It was supposed not to happen. I believed that Amazon had very good, redundant, systems.
I understood when an hurricane hit them in 2012 and I had some Servers in the US down, and had to check for data integrity (that time I had no noticeable losses), but this time it happens to be in Europe, concretely in Ireland zone, without any heavy climate issue, and they totally lost my instance disk, and I got no reasonable explanation, neither a line or reason that could give me some peace of mind and make me thing that this will not never ever happen again and that I can trust the platform.
I just received this email. They sent me without any action by my part. At the beginning I thought it was an Scam. I just could not believe that an email so cold, lacking humanity, letting me down without giving me any alternative, no compensation, without an email address to reply, phone to call for an explanation, no one signing it… was sent by Amazon. Improper of them.
When I log in in the panel I saw it. The volume shows “error”.
Sadly is not possible to create an snapshot…
The volume was created on the 13th January 2015, and was the disk of the best instance available, the new c4.8xlarge so what is the point in Amazon email talking about durability?. What about the SLA?.
I really like the Amazon Engineering Teams, but as company this time they really screwed it up.
I wrote to one of my friends, manager in Amazon, that I met when I was finalist in a process there, to just share this, as what happen and the automatic email is just unacceptable. I know they are concerned by quality and good service to clients.

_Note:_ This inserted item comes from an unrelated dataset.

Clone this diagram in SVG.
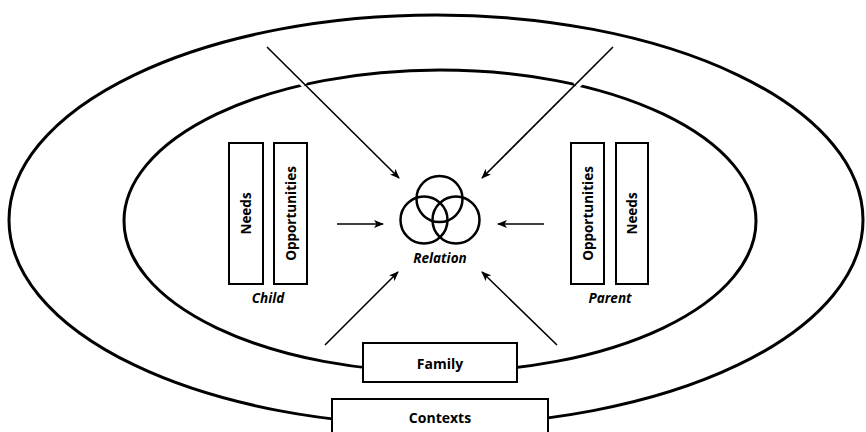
<svg xmlns="http://www.w3.org/2000/svg" width="866" height="432" viewBox="0 0 866 432">
<defs>
<marker id="ah" markerWidth="10" markerHeight="8" refX="9" refY="4" orient="auto" markerUnits="userSpaceOnUse">
<path d="M0,0 L10,4 L0,8 L2.5,4 Z" fill="#000"/>
</marker>
</defs>
<style>
.ring{fill:none;stroke:#000;stroke-width:3}
.box{fill:#fff;stroke:#000;stroke-width:2}
.circ{fill:none;stroke:#000;stroke-width:2.5}
.halo{stroke:#fff;stroke-width:7;fill:none}
.arr{stroke:#000;stroke-width:1.6;fill:none;marker-end:url(#ah)}
.lbl{font-family:"Open Sans","Noto Sans",sans-serif;font-weight:bold;font-size:14px;fill:#000;text-anchor:middle}
.vlbl{font-family:"Open Sans","Noto Sans",sans-serif;font-weight:bold;font-size:13.5px;fill:#000;text-anchor:middle;dominant-baseline:central}
.ital{font-family:"Open Sans","Noto Sans",sans-serif;font-weight:bold;font-style:italic;font-size:13.5px;fill:#000;text-anchor:middle}
</style>
<rect width="866" height="432" fill="#fff"/>
<g id="contexts-ring"><ellipse class="ring" cx="436" cy="220" rx="427" ry="205"/></g>
<g id="family-ring"><ellipse class="ring" cx="440" cy="221" rx="316" ry="151"/></g>
<g id="connectors">
<line class="halo" x1="290" y1="70" x2="305" y2="85"/>
<line class="halo" x1="592" y1="70" x2="576" y2="86"/>
<line class="arr" x1="267" y1="47" x2="399" y2="178"/>
<line class="arr" x1="613" y1="47" x2="482" y2="178"/>
<line class="arr" x1="337" y1="224" x2="383" y2="224"/>
<line class="arr" x1="544" y1="224" x2="498" y2="224"/>
<line class="arr" x1="325" y1="345" x2="398" y2="272"/>
<line class="arr" x1="557" y1="345" x2="482" y2="272"/>
</g>
<g id="child">
<rect class="box" x="229" y="143" width="34" height="141"/>
<text class="vlbl" transform="translate(246,213.5) rotate(-90)">Needs</text>
<rect class="box" x="274" y="143" width="33" height="141"/>
<text class="vlbl" transform="translate(290.5,213.5) rotate(-90)">Opportunities</text>
<text class="ital" x="268" y="303">Child</text>
</g>
<g id="parent">
<rect class="box" x="571" y="143" width="33" height="141"/>
<text class="vlbl" transform="translate(587.5,213.5) rotate(-90)">Opportunities</text>
<rect class="box" x="616" y="143" width="32" height="141"/>
<text class="vlbl" transform="translate(632,213.5) rotate(-90)">Needs</text>
<text class="ital" x="610" y="303">Parent</text>
</g>
<g id="relation">
<circle class="circ" cx="439.5" cy="199" r="23"/>
<circle class="circ" cx="424" cy="220" r="23.5"/>
<circle class="circ" cx="456" cy="220" r="23.5"/>
<text class="ital" x="440" y="263">Relation</text>
</g>
<g id="family">
<rect class="box" x="363" y="343" width="154" height="39"/>
<text class="lbl" x="440" y="369">Family</text>
</g>
<g id="contexts">
<rect class="box" x="332" y="399" width="216" height="40"/>
<text class="lbl" x="440" y="423">Contexts</text>
</g>
</svg>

Here is the automatic email they sent me in text, just edited the ids with word number:
[Case number] [re: Your EBS volume]
X-Original-From: Amazon Web Services <firstname.lastname@example.org> Reply-To: Amazon Web Services <email@example.com> Hello - Your EBS volume vol-number in eu-west-1 experienced a failure due to multiple failures of the underlying hardware components and we were unable to recover it. Although EBS volumes are designed for reliability, backed by multiple physical drives, we are still exposed to durability risks caused by concurrent hardware failures of multiple components, before our systems are able to restore the redundancy. We publish our durability expectations on the EBS detail page here (http://aws.amazon.com/ebs). We apologize for this data loss and the adverse impact for your business.
Imagine my face, as CTO, that decided in favor of Amazon, having vouchers of 65,000 USD from Microsoft Azure, and 10,000 USD from Google Cloud, having to explain to the CEO and to the investors that the Cloud provider I choose, and we are paying for -One c4.8xlarge costs ~ 1,000 USD/month- killed irreversibly one of our servers.
I keep my backups in the Cloud as snapshots for speed and autoscaling, for the obvious advantages, but I always keep everything backuped also outside, as well, in house and in several geographic locations, just to prevent “impossible”/unbelievable things like that.
But in normal situations and for 99,99% of companies is impossible not to loss data if your Cloud provider just wipes your disk. And the worst thing is a matter of losing trust.